--- begin AVAILABLE DATA ---
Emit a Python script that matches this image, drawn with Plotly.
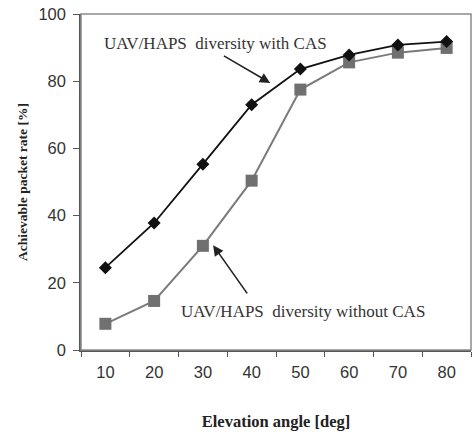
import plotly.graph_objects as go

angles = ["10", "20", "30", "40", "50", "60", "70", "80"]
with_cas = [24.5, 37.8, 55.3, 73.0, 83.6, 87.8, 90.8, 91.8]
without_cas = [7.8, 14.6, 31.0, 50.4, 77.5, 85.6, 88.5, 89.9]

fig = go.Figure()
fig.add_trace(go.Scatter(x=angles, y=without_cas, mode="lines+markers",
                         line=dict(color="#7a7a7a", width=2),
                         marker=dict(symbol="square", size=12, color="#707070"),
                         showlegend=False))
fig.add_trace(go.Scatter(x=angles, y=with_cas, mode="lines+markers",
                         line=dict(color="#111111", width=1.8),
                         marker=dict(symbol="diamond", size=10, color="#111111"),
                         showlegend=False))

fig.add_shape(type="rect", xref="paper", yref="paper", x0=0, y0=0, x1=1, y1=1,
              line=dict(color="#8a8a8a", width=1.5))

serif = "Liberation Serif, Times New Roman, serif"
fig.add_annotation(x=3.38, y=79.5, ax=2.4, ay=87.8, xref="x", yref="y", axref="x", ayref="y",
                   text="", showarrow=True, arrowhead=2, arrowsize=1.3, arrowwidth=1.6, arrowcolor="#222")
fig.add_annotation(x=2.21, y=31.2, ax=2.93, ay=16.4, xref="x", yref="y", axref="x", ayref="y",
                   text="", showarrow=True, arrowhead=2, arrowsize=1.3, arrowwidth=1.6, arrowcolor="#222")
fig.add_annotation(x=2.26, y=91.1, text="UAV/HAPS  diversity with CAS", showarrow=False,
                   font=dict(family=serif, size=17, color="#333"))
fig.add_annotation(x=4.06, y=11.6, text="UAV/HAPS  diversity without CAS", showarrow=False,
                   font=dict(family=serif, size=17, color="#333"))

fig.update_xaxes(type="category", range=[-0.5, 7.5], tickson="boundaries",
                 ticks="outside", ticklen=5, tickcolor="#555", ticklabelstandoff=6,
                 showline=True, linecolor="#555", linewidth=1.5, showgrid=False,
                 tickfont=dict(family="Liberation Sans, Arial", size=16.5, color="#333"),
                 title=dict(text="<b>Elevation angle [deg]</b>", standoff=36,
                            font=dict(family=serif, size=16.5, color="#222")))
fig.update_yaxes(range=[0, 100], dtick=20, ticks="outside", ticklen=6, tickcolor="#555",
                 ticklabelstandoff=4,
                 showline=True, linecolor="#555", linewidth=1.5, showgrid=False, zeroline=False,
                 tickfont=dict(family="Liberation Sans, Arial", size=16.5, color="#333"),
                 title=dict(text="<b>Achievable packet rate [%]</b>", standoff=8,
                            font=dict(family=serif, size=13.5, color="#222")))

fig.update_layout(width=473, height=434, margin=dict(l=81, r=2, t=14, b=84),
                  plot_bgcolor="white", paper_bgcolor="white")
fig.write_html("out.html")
--- end AVAILABLE DATA ---
_INSTRUCTION_: Copy out each line word for word, please, skipping the images.

_SOLUTION FOR THIS TASK_:
Emit a Python script that matches this image, drawn with Plotly.
import plotly.graph_objects as go

angles = ["10", "20", "30", "40", "50", "60", "70", "80"]
with_cas = [24.5, 37.8, 55.3, 73.0, 83.6, 87.8, 90.8, 91.8]
without_cas = [7.8, 14.6, 31.0, 50.4, 77.5, 85.6, 88.5, 89.9]

fig = go.Figure()
fig.add_trace(go.Scatter(x=angles, y=without_cas, mode="lines+markers",
                         line=dict(color="#7a7a7a", width=2),
                         marker=dict(symbol="square", size=12, color="#707070"),
                         showlegend=False))
fig.add_trace(go.Scatter(x=angles, y=with_cas, mode="lines+markers",
                         line=dict(color="#111111", width=1.8),
                         marker=dict(symbol="diamond", size=10, color="#111111"),
                         showlegend=False))

fig.add_shape(type="rect", xref="paper", yref="paper", x0=0, y0=0, x1=1, y1=1,
              line=dict(color="#8a8a8a", width=1.5))

serif = "Liberation Serif, Times New Roman, serif"
fig.add_annotation(x=3.38, y=79.5, ax=2.4, ay=87.8, xref="x", yref="y", axref="x", ayref="y",
                   text="", showarrow=True, arrowhead=2, arrowsize=1.3, arrowwidth=1.6, arrowcolor="#222")
fig.add_annotation(x=2.21, y=31.2, ax=2.93, ay=16.4, xref="x", yref="y", axref="x", ayref="y",
                   text="", showarrow=True, arrowhead=2, arrowsize=1.3, arrowwidth=1.6, arrowcolor="#222")
fig.add_annotation(x=2.26, y=91.1, text="UAV/HAPS  diversity with CAS", showarrow=False,
                   font=dict(family=serif, size=17, color="#333"))
fig.add_annotation(x=4.06, y=11.6, text="UAV/HAPS  diversity without CAS", showarrow=False,
                   font=dict(family=serif, size=17, color="#333"))

fig.update_xaxes(type="category", range=[-0.5, 7.5], tickson="boundaries",
                 ticks="outside", ticklen=5, tickcolor="#555", ticklabelstandoff=6,
                 showline=True, linecolor="#555", linewidth=1.5, showgrid=False,
                 tickfont=dict(family="Liberation Sans, Arial", size=16.5, color="#333"),
                 title=dict(text="<b>Elevation angle [deg]</b>", standoff=36,
                            font=dict(family=serif, size=16.5, color="#222")))
fig.update_yaxes(range=[0, 100], dtick=20, ticks="outside", ticklen=6, tickcolor="#555",
                 ticklabelstandoff=4,
                 showline=True, linecolor="#555", linewidth=1.5, showgrid=False, zeroline=False,
                 tickfont=dict(family="Liberation Sans, Arial", size=16.5, color="#333"),
                 title=dict(text="<b>Achievable packet rate [%]</b>", standoff=8,
                            font=dict(family=serif, size=13.5, color="#222")))

fig.update_layout(width=473, height=434, margin=dict(l=81, r=2, t=14, b=84),
                  plot_bgcolor="white", paper_bgcolor="white")
fig.write_html("out.html")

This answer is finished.